How to Get the Academic Side of Things More in Synch With Sustainability
It should be especially interesting to SCUPers that some very intriguing thoughts about curriculum change are coming from the anonymous Getting to Green blogger, G. Rendell. His latest post is titled "Realistic Radicalism."
[David Orr is] quoted as saying, “The main architecture of the curricula is sacrosanct ... Conversations still don’t easily cross back and forth between disciplines. And anything that begins to threaten that structure dies a pretty quick and painful death.” . . . In a nutshell, the complexity inherent in the information we need to exist in this world intelligently has surpassed the organizational capacities of our current system of academic disciplines. . . . So here’s a modest proposal — no more single-subject, or even single-faculty (in the British usage) degrees.
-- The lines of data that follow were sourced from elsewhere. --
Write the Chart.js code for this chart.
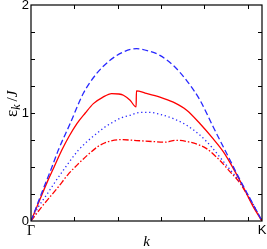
<!DOCTYPE html>
<html>
<head>
  <meta charset="UTF-8" />
  <script src="https://cdn.jsdelivr.net/npm/chart.js"></script>
  <style>
    html, body { margin: 0; padding: 0; background: #fff; }
    #wrap { width: 267px; height: 249px; }
  </style>
</head>
<body>
  <div id="wrap"><canvas id="myChart" width="267" height="249"></canvas></div>

  <script>
    // k runs from Gamma (0) to K (1)
    const kBlueDash = [0, 0.05, 0.089, 0.118, 0.169, 0.226, 0.284, 0.342, 0.40, 0.457, 0.515, 0.558, 0.616, 0.674, 0.732, 0.789, 0.84, 0.905, 0.95, 1];
    const eBlueDash = [0, 0.28, 0.49, 0.655, 0.90, 1.18, 1.365, 1.488, 1.565, 1.596, 1.57, 1.534, 1.44, 1.30, 1.117, 0.87, 0.655, 0.38, 0.20, 0];

    const kRedSolid = [0, 0.035, 0.07, 0.10, 0.133, 0.165, 0.198, 0.235, 0.27, 0.31, 0.349, 0.38, 0.40, 0.429, 0.455, 0.4565, 0.494, 0.558, 0.616, 0.674, 0.732, 0.789, 0.833, 0.875, 0.92, 0.96, 1];
    const eRedSolid = [0, 0.18, 0.36, 0.50, 0.655, 0.785, 0.90, 1.00, 1.087, 1.145, 1.18, 1.176, 1.164, 1.118, 1.056, 1.204, 1.185, 1.148, 1.10, 1.025, 0.90, 0.76, 0.64, 0.49, 0.31, 0.14, 0];

    const kBlueDot = [0, 0.032, 0.07, 0.104, 0.15, 0.205, 0.245, 0.284, 0.32, 0.356, 0.39, 0.429, 0.472, 0.515, 0.558, 0.616, 0.674, 0.732, 0.782, 0.818, 0.86, 0.905, 0.95, 1];
    const eBlueDot = [0, 0.13, 0.25, 0.36, 0.50, 0.655, 0.74, 0.81, 0.87, 0.917, 0.955, 0.979, 1.005, 1.005, 0.988, 0.948, 0.886, 0.794, 0.685, 0.59, 0.48, 0.36, 0.20, 0];

    const kRedDashDot = [0, 0.046, 0.085, 0.118, 0.16, 0.205, 0.25, 0.29, 0.327, 0.385, 0.457, 0.53, 0.58, 0.63, 0.688, 0.732, 0.76, 0.818, 0.86, 0.905, 0.95, 1];
    const eRedDashDot = [0, 0.13, 0.23, 0.315, 0.43, 0.53, 0.62, 0.69, 0.73, 0.753, 0.745, 0.735, 0.73, 0.747, 0.73, 0.70, 0.67, 0.56, 0.46, 0.35, 0.19, 0];

    const xTicks = [0.1875, 0.375, 0.5625, 0.75, 0.9375];
    const yTicks = [0.25, 0.5, 0.75, 1, 1.25, 1.5, 1.75];
    const yLabels = [0, 1, 2];

    function pts(ks, es) {
      return ks.map((k, i) => ({ x: k, y: es[i] }));
    }

    const blue = 'rgb(40,40,255)';
    const red = 'rgb(255,0,0)';

    // frame, inward ticks and labels
    const framePlugin = {
      id: 'frame',
      afterDraw(chart) {
        const ctx = chart.ctx;
        const xs = chart.scales.x, ys = chart.scales.y;
        const a = chart.chartArea;
        ctx.save();
        ctx.strokeStyle = '#000';
        ctx.lineWidth = 1.2;
        ctx.strokeRect(a.left, a.top, a.right - a.left, a.bottom - a.top);
        ctx.lineWidth = 1;
        ctx.beginPath();
        xTicks.forEach(v => {
          const px = Math.round(xs.getPixelForValue(v)) + 0.5;
          ctx.moveTo(px, a.bottom); ctx.lineTo(px, a.bottom - 4);
          ctx.moveTo(px, a.top); ctx.lineTo(px, a.top + 4);
        });
        yTicks.forEach(v => {
          const py = Math.round(ys.getPixelForValue(v)) + 0.5;
          ctx.moveTo(a.left, py); ctx.lineTo(a.left + 4, py);
          ctx.moveTo(a.right, py); ctx.lineTo(a.right - 4, py);
        });
        ctx.stroke();

        ctx.fillStyle = '#000';
        ctx.font = '13px "Liberation Sans", Arial, sans-serif';
        ctx.textAlign = 'right';
        ctx.textBaseline = 'middle';
        yLabels.forEach(v => {
          ctx.fillText(String(v), a.left - 2, ys.getPixelForValue(v));
        });

        ctx.textAlign = 'center';
        ctx.textBaseline = 'top';
        ctx.font = '14px "Liberation Serif", "Times New Roman", serif';
        ctx.fillText('\u0393', xs.getPixelForValue(0), a.bottom + 3);
        ctx.font = '13px "Liberation Sans", Arial, sans-serif';
        ctx.fillText('K', xs.getPixelForValue(1), a.bottom + 3);
        ctx.font = 'italic 15px "Liberation Serif", "Times New Roman", serif';
        ctx.fillText('k', (a.left + a.right) / 2, a.bottom + 14);

        // y axis title: epsilon_k / J
        ctx.translate(13, 98);
        ctx.rotate(-Math.PI / 2);
        ctx.textAlign = 'left';
        ctx.textBaseline = 'middle';
        ctx.font = '17px "Liberation Serif", "Times New Roman", serif';
        let x0 = -19;
        ctx.fillText('\u03b5', x0, 0);
        x0 += ctx.measureText('\u03b5').width;
        ctx.font = 'italic 12px "Liberation Serif", "Times New Roman", serif';
        ctx.fillText('k', x0, 4);
        x0 += ctx.measureText('k').width + 3;
        ctx.font = '15px "Liberation Serif", "Times New Roman", serif';
        ctx.fillText('/', x0, 0);
        x0 += ctx.measureText('/').width;
        ctx.font = 'italic 15px "Liberation Serif", "Times New Roman", serif';
        ctx.fillText('J', x0, 0);
        ctx.restore();
      }
    };

    const common = { fill: false, pointRadius: 0, borderWidth: 1.3, cubicInterpolationMode: 'monotone' };

    const ctx = document.getElementById('myChart').getContext('2d');
    const chart = new Chart(ctx, {
      type: 'line',
      data: {
        datasets: [
          Object.assign({ data: pts(kBlueDash, eBlueDash), borderColor: blue, borderDash: [6, 3] }, common),
          Object.assign({ data: pts(kRedSolid, eRedSolid), borderColor: red }, common),
          Object.assign({ data: pts(kBlueDot, eBlueDot), borderColor: blue, borderDash: [1.3, 2.7] }, common),
          Object.assign({ data: pts(kRedDashDot, eRedDashDot), borderColor: red, borderDash: [6, 2, 1.5, 2] }, common)
        ]
      },
      options: {
        responsive: false,
        animation: false,
        events: [],
        layout: { padding: { top: 5, right: 5, left: 0, bottom: 0 } },
        plugins: { legend: { display: false }, tooltip: { enabled: false } },
        scales: {
          x: {
            type: 'linear', min: 0, max: 1,
            grid: { display: false }, border: { display: false },
            ticks: { display: false },
            afterFit: s => { s.height = 28; }
          },
          y: {
            min: 0, max: 2,
            grid: { display: false }, border: { display: false },
            ticks: { display: false },
            afterFit: s => { s.width = 31; }
          }
        }
      },
      plugins: [framePlugin]
    });
  </script>
</body>
</html>
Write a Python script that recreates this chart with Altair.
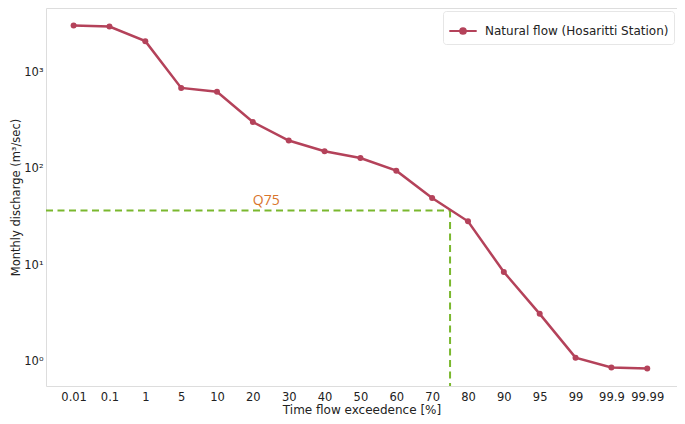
import altair as alt
import pandas as pd

categories = ["0.01", "0.1", "1", "5", "10", "20", "30", "40", "50", "60",
              "70", "80", "90", "95", "99", "99.9", "99.99"]
discharge = [3055, 2985, 2104, 689, 628, 305, 196, 152, 129, 95.5,
             49.8, 28.5, 8.5, 3.13, 1.10, 0.87, 0.85]
series_name = "Natural flow (Hosaritti Station)"
q75_value = 36.8
q75_position = 10.5  # halfway between 70 and 80 (i.e. 75 %)
q75_label = "Q75"
x_domain = [-0.77, 16.83]

LINE = "#b4425a"
GREEN = "#7ab82e"
ORANGE = "#d9742c"
FONT = "DejaVu Sans"
W, H = 631, 378

df = pd.DataFrame({
    "idx": list(range(len(categories))),
    "cat": categories,
    "q": discharge,
    "series": [series_name] * len(categories),
})
qdf = pd.DataFrame({"x0": [x_domain[0]], "x": [q75_position], "y": [q75_value],
                    "label": [q75_label], "xt": [5.0]})

label_list = "[" + ",".join("'" + c + "'" for c in categories) + "]"
x_scale = alt.Scale(domain=x_domain, nice=False, zero=False)
y_scale = alt.Scale(type="log", domain=[0.559, 4642], nice=False)

x_axis = alt.Axis(values=list(range(len(categories))), labelExpr=label_list + "[datum.value]",
                  ticks=False, domain=False, grid=False, labelFont=FONT, labelFontSize=11.5,
                  labelColor="#222", labelPadding=5, labelOverlap=False, labelSeparation=0,
                  title="Time flow exceedence [%]",
                  titleFont=FONT, titleFontSize=12, titleFontWeight="normal", titleColor="#222",
                  titlePadding=2)
y_axis = alt.Axis(values=[1, 10, 100, 1000],
                  labelExpr="datum.value==1?'10⁰':datum.value==10?'10¹':datum.value==100?'10²':'10³'",
                  ticks=False, domain=False, grid=False, labelFont=FONT, labelFontSize=11.5,
                  labelColor="#222", labelPadding=3, labelOverlap=False,
                  title="Monthly discharge (m³/sec)",
                  titleFont=FONT, titleFontSize=11.5, titleFontWeight="normal", titleColor="#222",
                  titlePadding=2)

symbol_path = "M-1,0L1,0M-0.2,0A0.2,0.2,0,1,1,0.2,0A0.2,0.2,0,1,1,-0.2,0Z"

line = alt.Chart(df).mark_line(strokeWidth=2.5).encode(
    x=alt.X("idx:Q", scale=x_scale, axis=x_axis),
    y=alt.Y("q:Q", scale=y_scale, axis=y_axis),
    color=alt.Color("series:N", scale=alt.Scale(range=[LINE]),
                    legend=alt.Legend(title=None, orient="top-right", offset=3, padding=5,
                                      strokeColor="#e6e6e6", fillColor="white", cornerRadius=3,
                                      symbolType=symbol_path, symbolSize=750,
                                      symbolStrokeWidth=2.2, symbolFillColor=LINE,
                                      symbolStrokeColor=LINE, labelFont=FONT, labelFontSize=12,
                                      labelColor="#222", labelOffset=7, labelLimit=400)),
)
points = alt.Chart(df).mark_circle(size=36, opacity=1, color=LINE).encode(
    x=alt.X("idx:Q", scale=x_scale, axis=x_axis), y=alt.Y("q:Q", scale=y_scale, axis=y_axis)
)
hrule = alt.Chart(qdf).mark_rule(color=GREEN, strokeWidth=2, strokeDash=[7, 4.5]).encode(
    x=alt.X("x0:Q", scale=x_scale, axis=x_axis), x2=alt.X2("x:Q"),
    y=alt.Y("y:Q", scale=y_scale, axis=y_axis)
)
vrule = alt.Chart(qdf).mark_rule(color=GREEN, strokeWidth=2, strokeDash=[7, 4.5]).encode(
    x=alt.X("x:Q", scale=x_scale, axis=x_axis), y=alt.Y("y:Q", scale=y_scale, axis=y_axis),
    y2=alt.value(H)
)
text = alt.Chart(qdf).mark_text(color=ORANGE, font="Open Sans", fontSize=14, align="left",
                                baseline="bottom", dy=-3).encode(
    x=alt.X("xt:Q", scale=x_scale, axis=x_axis), y=alt.Y("y:Q", scale=y_scale, axis=y_axis),
    text="label:N"
)

chart = alt.layer(hrule, vrule, line, points, text).properties(
    width=W, height=H,
    autosize=alt.AutoSizeParams(type="none"),
    padding={"left": 38, "top": 0, "right": 0, "bottom": 30},
).configure_view(stroke="#777777", strokeWidth=1.2).configure_axis(
    labelOverlap=False
).configure(background="white")

chart.save("out.html", embed_options={"renderer": "svg", "actions": False})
If your major is already trans-disciplinary, you’re fine. If you have two majors, drawing on differing academic traditions, you’re fine. However, if you’re majoring only in a subject among the humanities, you need to at least minor in a social or a physical science. If you’re majoring only in a physical science, you need to at least minor in one of the humanities or social sciences. And so forth.
As a solution to strict disciplinary thinking, this is an incomplete solution. But it’s one which could be implemented more quickly and with less resistance (note, not zero resistance) than a true trans-disciplinary reworking of the academic organization.